Да, в материаловедение придётся внести дополнительные и не совсем ясные сегодня параметры, и, главное, непонятно, ради чего. И так же прямо и конкретно придётся ответить: ради всех нас. Не ради прибылей, быстрых или медленных, горячих или холодных продаж, а ради человека, осознающего себя человеком, не стоит опираться на природу как на груду камней: она раскрошится под нами, напрочь забывшими о том, что пьедестал – живой.

И внутренняя жизнь камней полна удивительных историй о мельчайших капиллярных каналах, пронизывающих их, непрестанно прокачивающих мельчайшую влагу через всё тело каменной глыбы, и каждое дерево как-то умеет опознавать своего мучителя на расстоянии, и животные весьма памятливы, и о законах их взаимодействия с окружающим пространством все мы судим исключительно эмпирически, не признавая даже за своей ближайшей роднёй по планете никаких прав, кроме услужения нам в роли консервов.

***

В чём же состоит человеческое счастье, которому должна служить наука?
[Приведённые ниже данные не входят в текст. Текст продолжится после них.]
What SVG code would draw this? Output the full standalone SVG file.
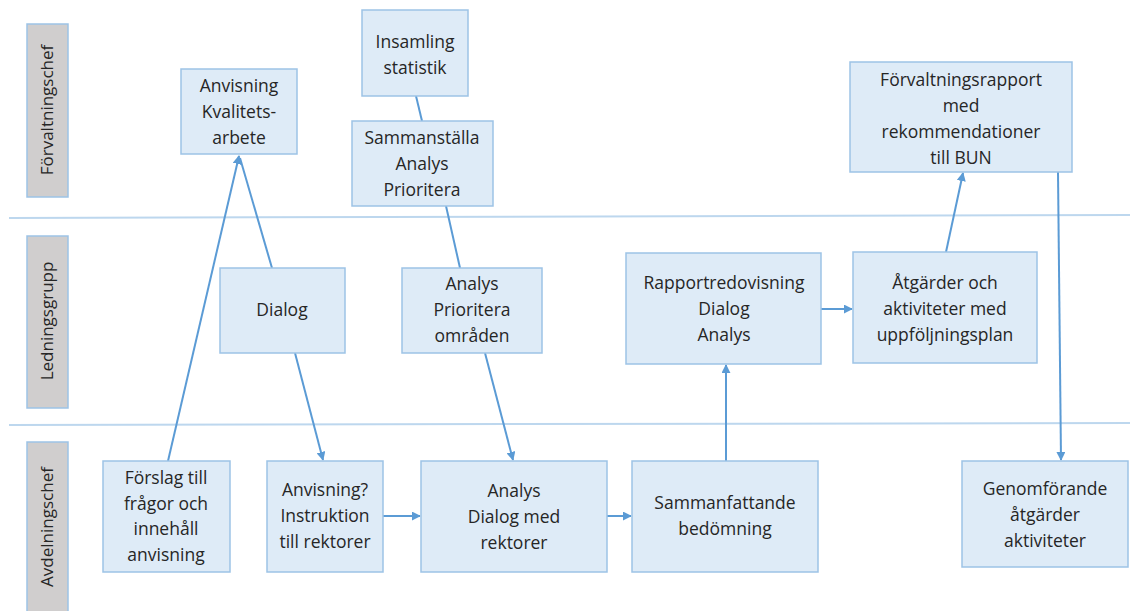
<svg xmlns="http://www.w3.org/2000/svg" width="1130" height="611" viewBox="0 0 1130 611">
<style>
.lane{fill:#d0cece;stroke:#9dc3e6;stroke-width:1.5}
.lt{font-family:"Open Sans","Liberation Sans",sans-serif;font-size:17px;fill:#262626;text-anchor:middle}
.box{fill:#deebf7;stroke:#9dc3e6;stroke-width:1.5}
.t{font-family:"Open Sans","Liberation Sans",sans-serif;font-size:17.5px;fill:#262626;text-anchor:middle}
.sep{stroke:#bdd7ee;stroke-width:2;fill:none}
.c{stroke:#5b9bd5;stroke-width:2;fill:none}
.a{marker-end:url(#ah)}
</style>
<defs>
<marker id="ah" viewBox="0 0 10 10" refX="9" refY="5" markerWidth="4.5" markerHeight="4.5" orient="auto" markerUnits="strokeWidth">
<path d="M0,0 L10,5 L0,10 z" fill="#5b9bd5"/>
</marker>
</defs>
<rect width="1130" height="611" fill="#ffffff"/>
<g id="lanes">
<line class="sep" x1="9" y1="218" x2="1130" y2="215"/>
<line class="sep" x1="9" y1="425" x2="1130" y2="423"/>
<g id="lane-forvaltningschef"><rect class="lane" x="27" y="24" width="41" height="173"/><text class="lt" transform="translate(53,110) rotate(-90)">Förvaltningschef</text></g>
<g id="lane-ledningsgrupp"><rect class="lane" x="27" y="236" width="41" height="172"/><text class="lt" transform="translate(53,321) rotate(-90)">Ledningsgrupp</text></g>
<g id="lane-avdelningschef"><rect class="lane" x="27" y="442" width="41" height="175"/><text class="lt" transform="translate(53,527) rotate(-90)">Avdelningschef</text></g>
</g>
<g id="connectors">
<line class="c a" x1="168" y1="461" x2="239" y2="156"/>
<line class="c" x1="272" y1="268" x2="240" y2="158"/>
<line class="c a" x1="295" y1="353" x2="323" y2="460"/>
<line class="c a" x1="383" y1="516" x2="420" y2="516"/>
<line class="c a" x1="607" y1="516" x2="631" y2="516"/>
<line class="c a" x1="726" y1="461" x2="726" y2="365"/>
<line class="c a" x1="821" y1="309" x2="852" y2="309"/>
<line class="c a" x1="946" y1="252" x2="963" y2="173"/>
<line class="c a" x1="1058" y1="172" x2="1061" y2="460"/>
<line class="c" x1="416" y1="96" x2="422" y2="121"/>
<line class="c" x1="446" y1="206" x2="460" y2="268"/>
<line class="c a" x1="485" y1="353" x2="513" y2="460"/>
</g>
<g id="n-anvisning-kvalitet"><rect class="box" x="181" y="69" width="116" height="85"/><text class="t" x="239" y="92"><tspan x="239">Anvisning</tspan><tspan x="239" dy="26">Kvalitets-</tspan><tspan x="239" dy="26">arbete</tspan></text></g>
<g id="n-insamling"><rect class="box" x="362" y="10" width="106" height="86"/><text class="t" x="415" y="48"><tspan x="415">Insamling</tspan><tspan x="415" dy="26">statistik</tspan></text></g>
<g id="n-sammanstalla"><rect class="box" x="352" y="121" width="141" height="85"/><text class="t" x="422" y="144"><tspan x="422">Sammanställa</tspan><tspan x="422" dy="26">Analys</tspan><tspan x="422" dy="26">Prioritera</tspan></text></g>
<g id="n-forvaltningsrapport"><rect class="box" x="850" y="62" width="222" height="110"/><text class="t" x="961" y="86"><tspan x="961">Förvaltningsrapport</tspan><tspan x="961" dy="26">med</tspan><tspan x="961" dy="26">rekommendationer</tspan><tspan x="961" dy="26">till BUN</tspan></text></g>
<g id="n-dialog"><rect class="box" x="220" y="268" width="125" height="85"/><text class="t" x="282" y="316">Dialog</text></g>
<g id="n-analys-prioritera"><rect class="box" x="402" y="268" width="140" height="85"/><text class="t" x="472" y="290"><tspan x="472">Analys</tspan><tspan x="472" dy="26">Prioritera</tspan><tspan x="472" dy="26">områden</tspan></text></g>
<g id="n-rapportredovisning"><rect class="box" x="626" y="253" width="195" height="111"/><text class="t" x="724" y="289"><tspan x="724">Rapportredovisning</tspan><tspan x="724" dy="26">Dialog</tspan><tspan x="724" dy="26">Analys</tspan></text></g>
<g id="n-atgarder"><rect class="box" x="853" y="252" width="184" height="111"/><text class="t" x="945" y="289"><tspan x="945">Åtgärder och</tspan><tspan x="945" dy="26">aktiviteter med</tspan><tspan x="945" dy="26">uppföljningsplan</tspan></text></g>
<g id="n-forslag"><rect class="box" x="103" y="461" width="127" height="111"/><text class="t" x="166" y="484"><tspan x="166">Förslag till</tspan><tspan x="166" dy="25.7">frågor och</tspan><tspan x="166" dy="25.7">innehåll</tspan><tspan x="166" dy="25.7">anvisning</tspan></text></g>
<g id="n-anvisning-instruktion"><rect class="box" x="267" y="461" width="116" height="111"/><text class="t" x="325" y="496"><tspan x="325">Anvisning?</tspan><tspan x="325" dy="26">Instruktion</tspan><tspan x="325" dy="26">till rektorer</tspan></text></g>
<g id="n-analys-dialog"><rect class="box" x="421" y="461" width="186" height="111"/><text class="t" x="514" y="497"><tspan x="514">Analys</tspan><tspan x="514" dy="26">Dialog med</tspan><tspan x="514" dy="26">rektorer</tspan></text></g>
<g id="n-sammanfattande"><rect class="box" x="632" y="461" width="186" height="111"/><text class="t" x="725" y="509"><tspan x="725">Sammanfattande</tspan><tspan x="725" dy="26">bedömning</tspan></text></g>
<g id="n-genomforande"><rect class="box" x="962" y="461" width="166" height="106"/><text class="t" x="1045" y="495"><tspan x="1045">Genomförande</tspan><tspan x="1045" dy="26">åtgärder</tspan><tspan x="1045" dy="26">aktiviteter</tspan></text></g>
</svg>
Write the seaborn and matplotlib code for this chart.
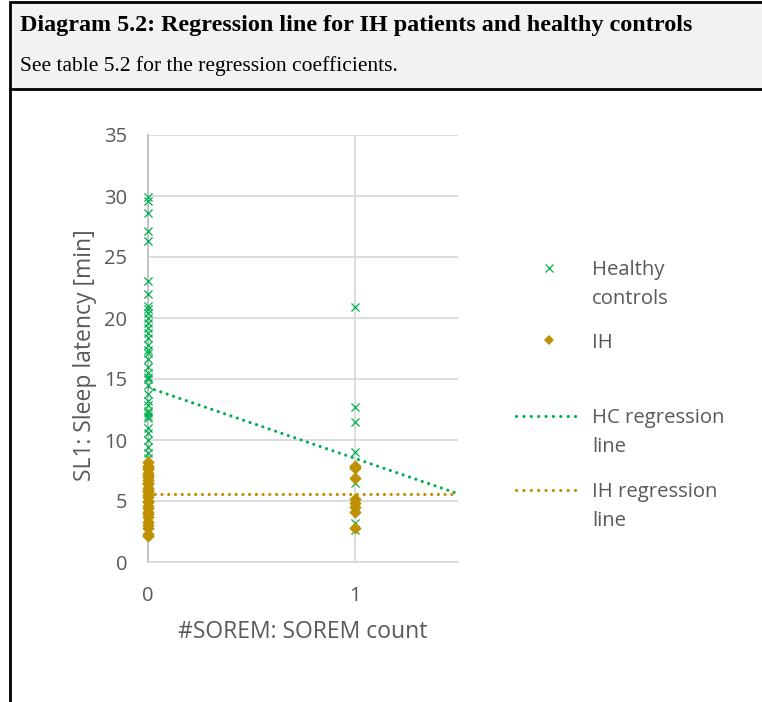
import matplotlib
matplotlib.use("Agg")
import matplotlib.pyplot as plt
from matplotlib.lines import Line2D
from matplotlib.patches import Rectangle
import pandas as pd
import seaborn as sns

# ----------------------------
# Data
# ----------------------------
# sleep latency SL1 [min] of healthy controls, #SOREM = 0 and = 1
hc_sorem0_sl = [29.9, 29.6, 28.6, 27.1, 26.3, 23.0, 22.0, 21.0, 20.7, 20.4,
                20.0, 19.6, 19.2, 18.8, 18.4, 17.8, 17.4, 17.1, 16.6, 16.0,
                15.5, 15.2, 15.0, 14.5, 13.8, 13.2, 12.9, 12.4, 12.2, 12.0,
                11.8, 11.0, 10.6, 10.0, 9.4, 8.9, 8.5, 7.8, 7.5, 6.8,
                5.9, 5.7, 4.3, 4.0, 3.1]
hc_sorem1_sl = [20.9, 12.7, 11.5, 9.0, 6.5, 3.2, 2.6]

# sleep latency SL1 [min] of IH patients
ih_sorem0_sl = [8.2, 7.9, 7.8, 7.6, 7.3, 7.1, 7.0, 6.7, 6.5, 6.4,
                6.1, 5.9, 5.7, 5.5, 5.3, 5.0, 4.9, 4.6, 4.4, 4.1,
                3.9, 3.7, 3.3, 3.0, 2.8, 2.3, 2.1]
ih_sorem1_sl = [7.9, 7.7, 6.9, 5.2, 4.8, 4.5, 4.1, 2.8]

# regression lines (end points at #SOREM = 0 and 1.5)
line_sorem = [0, 1.5]
hc_line_sl = [14.3, 5.6]
ih_line_sl = [5.55, 5.55]

GREEN = "#00b050"
GOLD = "#bf9000"
GREY_TEXT = "#595959"
W, H = 762, 702


def fpos(x, y):
    # pixel position -> figure fraction
    return x / W, 1 - y / H


hc = pd.DataFrame({"sorem": [0] * len(hc_sorem0_sl) + [1] * len(hc_sorem1_sl),
                   "sl": hc_sorem0_sl + hc_sorem1_sl})
ih = pd.DataFrame({"sorem": [0] * len(ih_sorem0_sl) + [1] * len(ih_sorem1_sl),
                   "sl": ih_sorem0_sl + ih_sorem1_sl})

sns.set_style("white")
plt.rcParams["font.family"] = ["Open Sans", "DejaVu Sans"]

fig = plt.figure(figsize=(W / 100, H / 100), dpi=100)
fig.patch.set_facecolor("white")

# ----------------------------
# Caption box
# ----------------------------
fig.add_artist(Rectangle(fpos(10, 89), 1.0, 87 / H, transform=fig.transFigure,
                         facecolor="#f2f2f2", edgecolor="black", lw=2))
fig.add_artist(Line2D([10 / W, 10 / W], [0, 1 - 89 / H], transform=fig.transFigure,
                      color="black", lw=2))
fig.text(*fpos(20, 26), "Diagram 5.2: Regression line for IH patients and healthy controls",
         family="Liberation Serif", weight="bold", size=17.4, va="center", color="black")
fig.text(*fpos(20, 66), "See table 5.2 for the regression coefficients.",
         family="Liberation Serif", size=15.5, va="center", color="black")

# ----------------------------
# Chart
# ----------------------------
ax = fig.add_axes([148 / W, 140 / H, 310 / W, 427 / H])

sns.scatterplot(data=hc, x="sorem", y="sl", marker="x", color=GREEN, s=34,
                linewidth=0.9, ax=ax, zorder=3, clip_on=False)
sns.scatterplot(data=ih, x="sorem", y="sl", marker="D", color=GOLD, s=40,
                linewidth=0, ax=ax, zorder=4, clip_on=False)
sns.lineplot(x=line_sorem, y=hc_line_sl, color=GREEN, lw=2.3,
             linestyle=(0, (0.01, 2.1)), dash_capstyle="round", ax=ax, zorder=5)
sns.lineplot(x=line_sorem, y=ih_line_sl, color=GOLD, lw=2.3,
             linestyle=(0, (0.01, 2.1)), dash_capstyle="round", ax=ax, zorder=5)

ax.set_xlim(0, 1.5)
ax.set_ylim(0, 35)
ax.set_xticks([0, 1])
ax.set_yticks(range(0, 36, 5))
ax.grid(True, color="#d9d9d9", lw=1.3)
ax.set_axisbelow(True)
for side in ["top", "right"]:
    ax.spines[side].set_visible(False)
ax.spines["left"].set_color("#bfbfbf")
ax.spines["left"].set_linewidth(1.3)
ax.spines["bottom"].set_color("#d9d9d9")
ax.spines["bottom"].set_linewidth(1.3)
ax.tick_params(length=0, labelsize=14.5, labelcolor=GREY_TEXT)
ax.tick_params(axis="y", pad=15)
ax.tick_params(axis="x", pad=17)

ax.set_ylabel("SL1: Sleep latency [min]", fontsize=16.5, color=GREY_TEXT)
ax.set_xlabel("#SOREM: SOREM count", fontsize=16.5, color=GREY_TEXT)
ax.yaxis.set_label_coords(-0.163, 0.485)
ax.xaxis.set_label_coords(0.5, -0.137)

# ----------------------------
# Legend (handles aligned with first label line)
# ----------------------------
fig.add_artist(Line2D([549 / W], [1 - 268 / H], transform=fig.transFigure,
                      marker="x", color=GREEN, ms=5.5, mew=0.9, ls="none"))
fig.add_artist(Line2D([549 / W], [1 - 340 / H], transform=fig.transFigure,
                      marker="D", color=GOLD, ms=4.8, mew=0, ls="none"))
for y, c in [(416, GREEN), (490, GOLD)]:
    fig.add_artist(Line2D([516 / W, 580 / W], [1 - y / H] * 2, transform=fig.transFigure,
                          color=c, lw=2.3, linestyle=(0, (0.01, 2.3)),
                          dash_capstyle="round"))

legend_lines = [("Healthy", 275), ("controls", 304), ("IH", 348),
                ("HC regression", 423), ("line", 452),
                ("IH regression", 497), ("line", 526)]
for txt, y in legend_lines:
    fig.text(*fpos(592, y), txt, fontsize=14.6, color=GREY_TEXT, va="baseline")

fig.savefig("out.png", dpi=100)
Несколько принципов, налагающих особенную ответственность на власть, можно вывести сразу:

– человек не обязан каждый день думать о пропитании, если избранные представители социума купаются в роскоши,

– человек не обязан жить в загрязнённой среде,

– человек не обязан страдать от болезней, привнесённых в его жизнь воздействием загрязнённой среды, и тем более не обязан собирать средства на своё излечение,

– человек имеет неотъемлемое право на весь массив доступных восприятию знаний и имеет право быть причастным созданию как материальных, так и духовных ценностей,

– общество обязано всемерно способствовать гармоническому росту человека, его благоденствию, не делая упора на потреблении им исключительно материальных ценностей,

– управители общественных процессов обязаны корреспондироваться с тем, какой путь развития выбирает человек, и постоянно отчитываться перед ним в том, что для этого сделано,

– человек обязан заранее уведомляться обществом о том, какова цена того или иного его увлечения, а также о том, какие из них представляют критическую опасность для будущих поколений,

– гармонический человек строится от природы, понимая, что его бытие представляет собой её долговременный труд,

– человек обязан прозревать интересы природы и если использовать её, то исключительно в целях выработки здравой жизненной стратегии,

– человек не может бездумно потреблять ресурсы: каждый из них и на Земле, и в пространстве критически исчерпаем, и в том числе он сам,

– в качестве одного из ведущих, благодаря осознанности, ресурсов природы человек обязан преображать её не иначе, как в согласии с ней самой,

– человеческая наука или служит человеку и природе в комплексе, или признаётся основным рычагом близкого крушения человека, его глобальной неудачи.

***

Если времена индустриального язычества когда-нибудь закончатся, человек взойдёт над ними как преодолевший соблазн чрезвычайно недолговечного, рассыпающегося на глазах комфорта, оставляющего после себя эвересты мусора, который непонятно, как утилизировать.

Наука, кажется, должна вести в совершенно иную сторону, а именно в ту, которая бы учитывала наше изначальное положение в природе – не царей, а учеников и подмастерьев. Мы приходим в жизнь вовсе не править ею, не потреблять и использовать природу, а верно служить ей, понимать её и, если уж говорить в русских цивилизационных координатах, жалеть и любить. Тогда и покой, и воля будут принадлежать нам, а не почти непрерывно обрушивающимся на нас и бедам, и скорбям, выглядящим в нашей судьбе незваными гостями.